São Gualberto seguiu o conselho. Visitou várias comunidades, em particular a de Camáldula e enfim fundou ele mesmo um mosteiro, onde se seguia a regra de São Bento, segundo toda sua primitiva austeridade; fundou essa comunidade num vale, sombreado por salgueiros, de onde lhe veio o nome de Valumbrosa.
O espírito dominante da nova ordem foi o amor ao retiro e ao silêncio, o desapego de todas as coisas da terra, a prática da humildade, o amor das austeridades da penitência e da caridade mais universal João Gualberto estabeleceu vários outros mosteiros, entre outros o de Passignano e reanimou a regularidade e o fervor em vários outros.
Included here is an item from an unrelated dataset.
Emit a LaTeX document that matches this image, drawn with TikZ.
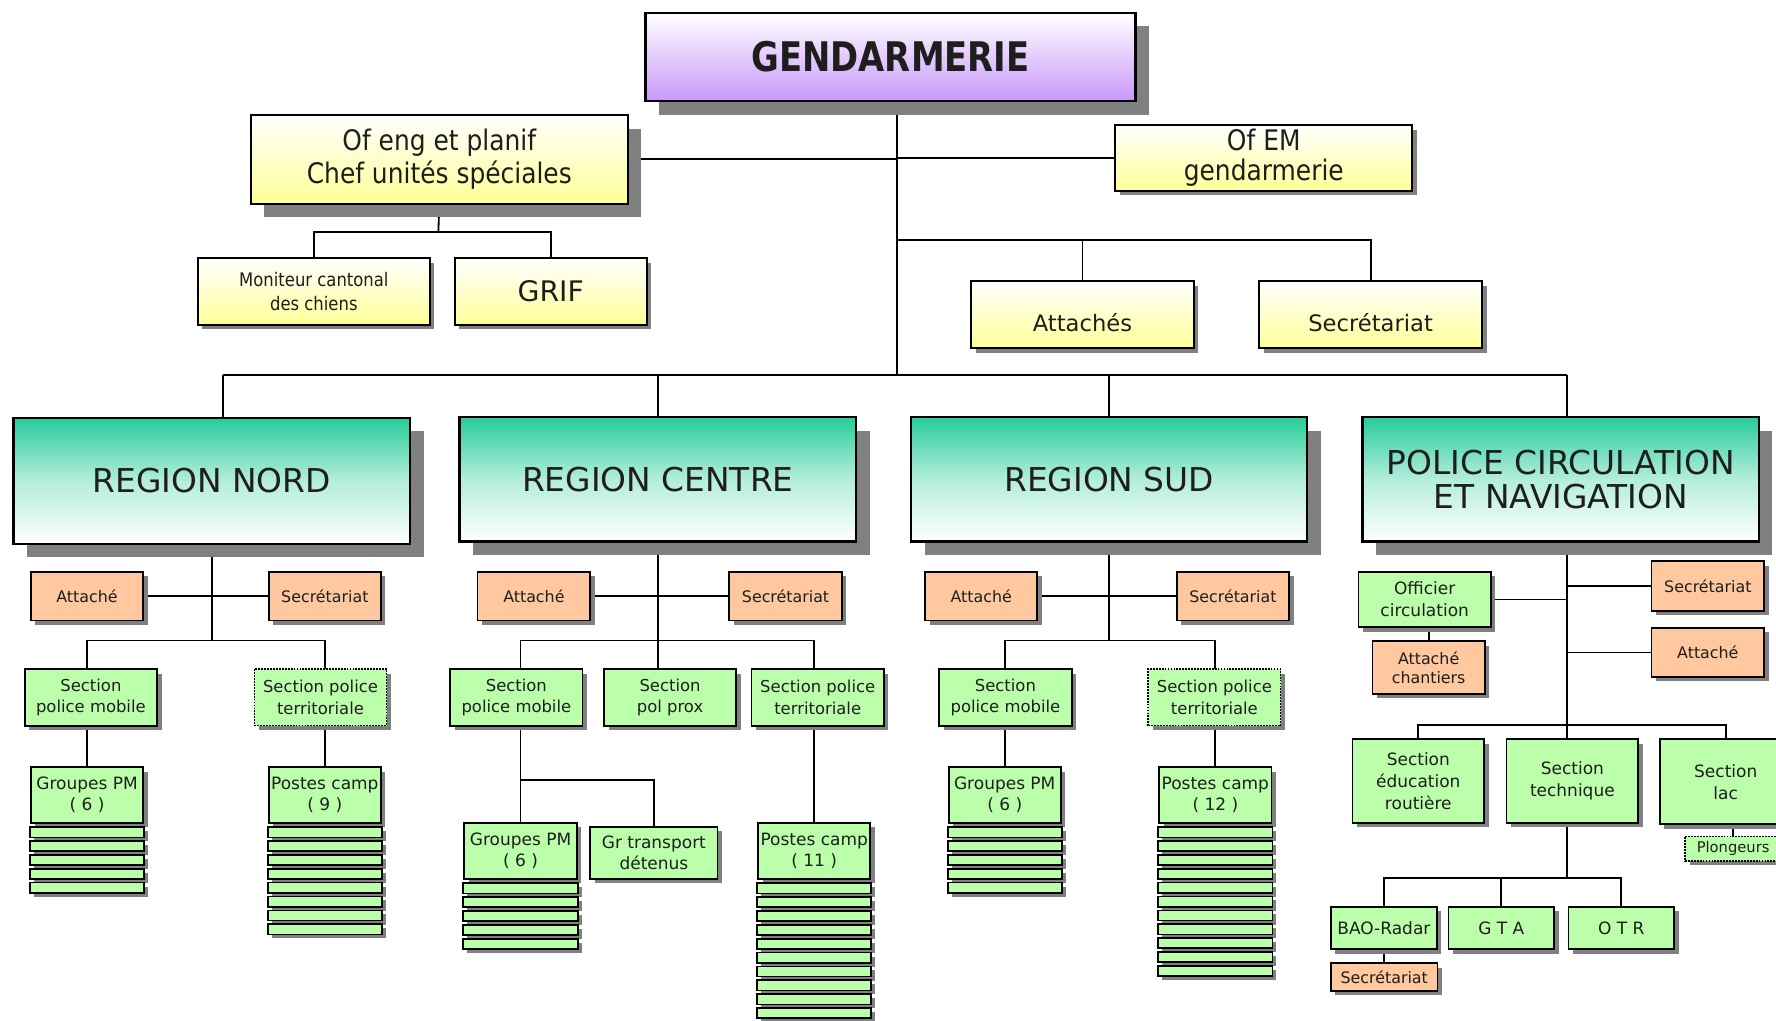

Além dos religiosos de coro, recebia também irmãos leigos, para as funções exteriores, divisão que foi logo adotada por outras ordens. A congregação de Valumbrosa, com seu santo fundador, ajudou potentemente o Papa São Leão IX, e o Papa São Gregório VII, a extirpar a simonia e a restaurar a disciplina do clero. No século onde o clero secular tinha necessidade de uma grande reforma; encontrou-se ele principalmente na ordem monástica. Daí lhe vieram os maiores Papas e os maiores Bispos.
Como outrora São Pedro visitava as Igrejas da Judeia, para confirmar a fé e a piedade, do mesmo modo, seu sucessor, o Papa São Leão IX, visitava as principais províncias da Igreja universal. No ano de 1049, numa dessas visitas, aproximando-se de Passignano, na estrada de Pavia, o Santo Papa mandou dizer a São João Gualberto que desejava jantar com ele em seu mosteiro de Passignano.
Muito surpreso com tal visita, Gualberto perguntou ao ecônomo do mosteiro se ainda havia peixe. Ante a resposta negativa, mandou dois noviços pescar num lago vizinho. Como jamais havia existido peixe algum naquele lago, os noviços disseram que seria muito difícil apanhá-los. O santo abade, ante tal resposta, reiterou a ordem e eles voltaram, atiraram a rede por obediência, e apanharam dois enormes lúcios, que serviram para o jantar do Papa e de sua comitiva.
São João Gualberto morreu a 12 de Julho de 1073, na cidade de setenta e quatro anos, e foi canonizado em 1183 pelo Papa Celestino III.
Vida dos Santos, Padre Rohrbacher, Volume XII, p. 382 à 385.